[begin DATA SHOWN]

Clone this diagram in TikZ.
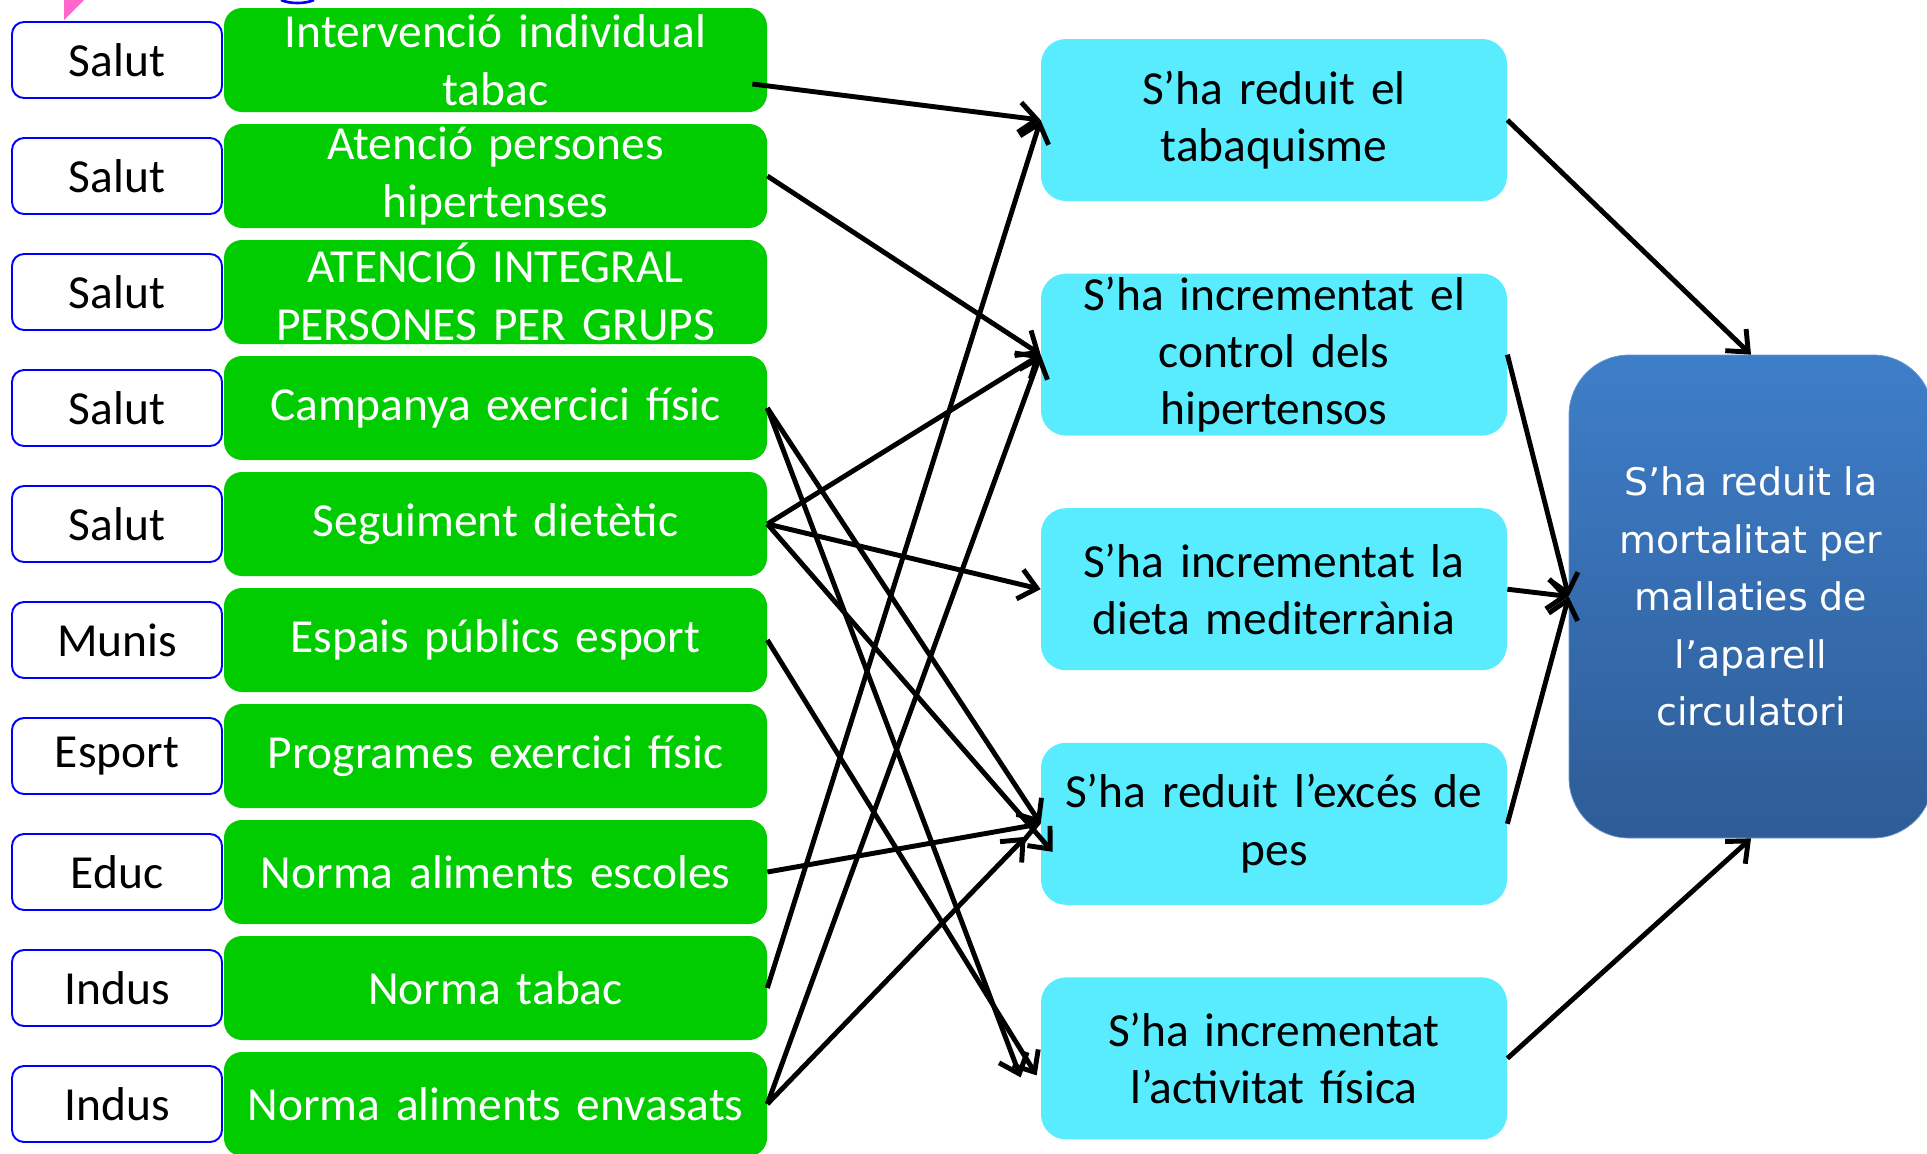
\documentclass[tikz,border=0pt]{standalone}
\usepackage{fontspec}
\setmainfont{Carlito}
\newfontfamily\widefont{DejaVu Sans}
\usetikzlibrary{arrows.meta,positioning}
\definecolor{verd}{RGB}{0,204,0}
\definecolor{cel}{RGB}{89,236,255}
\definecolor{blaudalt}{RGB}{62,126,201}
\definecolor{blaubaix}{RGB}{46,92,150}
\definecolor{rosa}{RGB}{255,102,204}

\begin{document}
\begin{tikzpicture}[
  >={Straight Barb[length=3.5mm, width=6mm]},
  font=\fontsize{27}{32.7}\selectfont,
  sector/.style={rectangle, rounded corners=2.4mm, draw=blue, line width=1.1pt, fill=white,
                 minimum width=4.2cm, minimum height=1.52cm, inner sep=0pt},
  accio/.style={rectangle, rounded corners=3.6mm, fill=verd, text=white, align=center,
                minimum width=10.86cm, minimum height=2.08cm, inner sep=0pt, text width=10.4cm},
  efecte/.style={rectangle, rounded corners=5mm, fill=cel, align=center,
                 minimum width=9.32cm, minimum height=3.24cm, inner sep=0pt, text width=8.8cm},
  final/.style={rectangle, rounded corners=12mm, top color=blaudalt, bottom color=blaubaix,
                draw=blaudalt!80, text=white, align=center, minimum width=7.28cm,
                minimum height=9.66cm, inner sep=0pt,
                font=\widefont\fontsize{21.6}{32.7}\selectfont},
  arr/.style={->, draw=black, line width=2.8pt}
]
\useasboundingbox (0,0) rectangle (38.54,-23.06);
% --- restes de la diapositiva ---
\fill[rosa] (1.28,0) -- (1.28,-0.4) -- (1.68,0) -- cycle;
\draw[blue, line width=1.5pt] (5.62,0) .. controls (5.8,-0.08) and (6.1,-0.08) .. (6.28,0);
% --- Sectors ---
\node[sector] (s1)  at (2.34,-1.2)   {Salut};
\node[sector] (s2)  at (2.34,-3.52)  {Salut};
\node[sector] (s3)  at (2.34,-5.84)  {Salut};
\node[sector] (s4)  at (2.34,-8.16)  {Salut};
\node[sector] (s5)  at (2.34,-10.48) {Salut};
\node[sector] (s6)  at (2.34,-12.8)  {Munis};
\node[sector] (s7)  at (2.34,-15.12) {Esport};
\node[sector] (s8)  at (2.34,-17.44) {Educ};
\node[sector] (s9)  at (2.34,-19.76) {Indus};
\node[sector] (s10) at (2.34,-22.08) {Indus};
% --- Accions ---
\node[accio] (g1)  at (9.91,-1.2)   {Intervenció individual\\tabac};
\node[accio] (g2)  at (9.91,-3.52)  {Atenció persones\\hipertenses};
\node[accio] (g3)  at (9.91,-5.84)  {ATENCIÓ INTEGRAL\\PERSONES PER GRUPS};
\node[accio] (g4)  at (9.91,-8.16)  {Campanya exercici físic};
\node[accio] (g5)  at (9.91,-10.48) {Seguiment dietètic};
\node[accio] (g6)  at (9.91,-12.8)  {Espais públics esport};
\node[accio] (g7)  at (9.91,-15.12) {Programes exercici físic};
\node[accio] (g8)  at (9.91,-17.44) {Norma aliments escoles};
\node[accio] (g9)  at (9.91,-19.76) {Norma tabac};
\node[accio] (g10) at (9.91,-22.08) {Norma aliments envasats};
% --- Efectes intermedis ---
\node[efecte] (c1) at (25.48,-2.4)    {S’ha reduit el\\tabaquisme};
\node[efecte] (c2) at (25.48,-7.092)  {S’ha incrementat el\\control dels\\hipertensos};
\node[efecte] (c3) at (25.48,-11.784) {S’ha incrementat la\\dieta mediterrània};
\node[efecte] (c4) at (25.48,-16.476) {S’ha reduit l’excés de\\pes};
\node[efecte] (c5) at (25.48,-21.168) {S’ha incrementat\\l’activitat física};
% --- Resultat final ---
\node[final] (fi) at (35.02,-11.93) {S’ha reduit la\\mortalitat per\\mallaties de\\l’aparell\\circulatori};
% --- Connexions ---
\draw[arr] ([xshift=-3mm,yshift=-4.8mm]g1.east) -- (c1.west);
\draw[arr] (g2.east) -- (c2.west);
\draw[arr] (g4.east) -- (c4.west);
\draw[arr] (g4.east) -- ([xshift=-4mm,yshift=-3.8mm]c5.west);
\draw[arr] (g5.east) -- (c2.west);
\draw[arr] (g5.east) -- (c3.west);
\draw[arr] (g5.east) -- ([xshift=2.4mm,yshift=-5.6mm]c4.west);
\draw[arr] (g6.east) -- ([xshift=-0.8mm,yshift=-3.4mm]c5.west);
\draw[arr] (g8.east) -- (c4.west);
\draw[arr] (g9.east) -- (c1.west);
\draw[arr] (g10.east) -- (c2.west);
\draw[arr] (g10.east) -- ([xshift=-3mm,yshift=-2.6mm]c4.west);
\draw[arr] (c1.east) -- (fi.north);
\draw[arr] (c2.east) -- (fi.west);
\draw[arr] (c3.east) -- (fi.west);
\draw[arr] (c4.east) -- (fi.west);
\draw[arr] (c5.east) -- (fi.south);
\end{tikzpicture}
\end{document}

[end DATA SHOWN]

- _PROBLEM REQUIREMENTS_
Make an exact copy of all the material, but keep the pictures out of it.

- _REPLY_
Clone this diagram in TikZ.
\documentclass[tikz,border=0pt]{standalone}
\usepackage{fontspec}
\setmainfont{Carlito}
\newfontfamily\widefont{DejaVu Sans}
\usetikzlibrary{arrows.meta,positioning}
\definecolor{verd}{RGB}{0,204,0}
\definecolor{cel}{RGB}{89,236,255}
\definecolor{blaudalt}{RGB}{62,126,201}
\definecolor{blaubaix}{RGB}{46,92,150}
\definecolor{rosa}{RGB}{255,102,204}

\begin{document}
\begin{tikzpicture}[
  >={Straight Barb[length=3.5mm, width=6mm]},
  font=\fontsize{27}{32.7}\selectfont,
  sector/.style={rectangle, rounded corners=2.4mm, draw=blue, line width=1.1pt, fill=white,
                 minimum width=4.2cm, minimum height=1.52cm, inner sep=0pt},
  accio/.style={rectangle, rounded corners=3.6mm, fill=verd, text=white, align=center,
                minimum width=10.86cm, minimum height=2.08cm, inner sep=0pt, text width=10.4cm},
  efecte/.style={rectangle, rounded corners=5mm, fill=cel, align=center,
                 minimum width=9.32cm, minimum height=3.24cm, inner sep=0pt, text width=8.8cm},
  final/.style={rectangle, rounded corners=12mm, top color=blaudalt, bottom color=blaubaix,
                draw=blaudalt!80, text=white, align=center, minimum width=7.28cm,
                minimum height=9.66cm, inner sep=0pt,
                font=\widefont\fontsize{21.6}{32.7}\selectfont},
  arr/.style={->, draw=black, line width=2.8pt}
]
\useasboundingbox (0,0) rectangle (38.54,-23.06);
% --- restes de la diapositiva ---
\fill[rosa] (1.28,0) -- (1.28,-0.4) -- (1.68,0) -- cycle;
\draw[blue, line width=1.5pt] (5.62,0) .. controls (5.8,-0.08) and (6.1,-0.08) .. (6.28,0);
% --- Sectors ---
\node[sector] (s1)  at (2.34,-1.2)   {Salut};
\node[sector] (s2)  at (2.34,-3.52)  {Salut};
\node[sector] (s3)  at (2.34,-5.84)  {Salut};
\node[sector] (s4)  at (2.34,-8.16)  {Salut};
\node[sector] (s5)  at (2.34,-10.48) {Salut};
\node[sector] (s6)  at (2.34,-12.8)  {Munis};
\node[sector] (s7)  at (2.34,-15.12) {Esport};
\node[sector] (s8)  at (2.34,-17.44) {Educ};
\node[sector] (s9)  at (2.34,-19.76) {Indus};
\node[sector] (s10) at (2.34,-22.08) {Indus};
% --- Accions ---
\node[accio] (g1)  at (9.91,-1.2)   {Intervenció individual\\tabac};
\node[accio] (g2)  at (9.91,-3.52)  {Atenció persones\\hipertenses};
\node[accio] (g3)  at (9.91,-5.84)  {ATENCIÓ INTEGRAL\\PERSONES PER GRUPS};
\node[accio] (g4)  at (9.91,-8.16)  {Campanya exercici físic};
\node[accio] (g5)  at (9.91,-10.48) {Seguiment dietètic};
\node[accio] (g6)  at (9.91,-12.8)  {Espais públics esport};
\node[accio] (g7)  at (9.91,-15.12) {Programes exercici físic};
\node[accio] (g8)  at (9.91,-17.44) {Norma aliments escoles};
\node[accio] (g9)  at (9.91,-19.76) {Norma tabac};
\node[accio] (g10) at (9.91,-22.08) {Norma aliments envasats};
% --- Efectes intermedis ---
\node[efecte] (c1) at (25.48,-2.4)    {S’ha reduit el\\tabaquisme};
\node[efecte] (c2) at (25.48,-7.092)  {S’ha incrementat el\\control dels\\hipertensos};
\node[efecte] (c3) at (25.48,-11.784) {S’ha incrementat la\\dieta mediterrània};
\node[efecte] (c4) at (25.48,-16.476) {S’ha reduit l’excés de\\pes};
\node[efecte] (c5) at (25.48,-21.168) {S’ha incrementat\\l’activitat física};
% --- Resultat final ---
\node[final] (fi) at (35.02,-11.93) {S’ha reduit la\\mortalitat per\\mallaties de\\l’aparell\\circulatori};
% --- Connexions ---
\draw[arr] ([xshift=-3mm,yshift=-4.8mm]g1.east) -- (c1.west);
\draw[arr] (g2.east) -- (c2.west);
\draw[arr] (g4.east) -- (c4.west);
\draw[arr] (g4.east) -- ([xshift=-4mm,yshift=-3.8mm]c5.west);
\draw[arr] (g5.east) -- (c2.west);
\draw[arr] (g5.east) -- (c3.west);
\draw[arr] (g5.east) -- ([xshift=2.4mm,yshift=-5.6mm]c4.west);
\draw[arr] (g6.east) -- ([xshift=-0.8mm,yshift=-3.4mm]c5.west);
\draw[arr] (g8.east) -- (c4.west);
\draw[arr] (g9.east) -- (c1.west);
\draw[arr] (g10.east) -- (c2.west);
\draw[arr] (g10.east) -- ([xshift=-3mm,yshift=-2.6mm]c4.west);
\draw[arr] (c1.east) -- (fi.north);
\draw[arr] (c2.east) -- (fi.west);
\draw[arr] (c3.east) -- (fi.west);
\draw[arr] (c4.east) -- (fi.west);
\draw[arr] (c5.east) -- (fi.south);
\end{tikzpicture}
\end{document}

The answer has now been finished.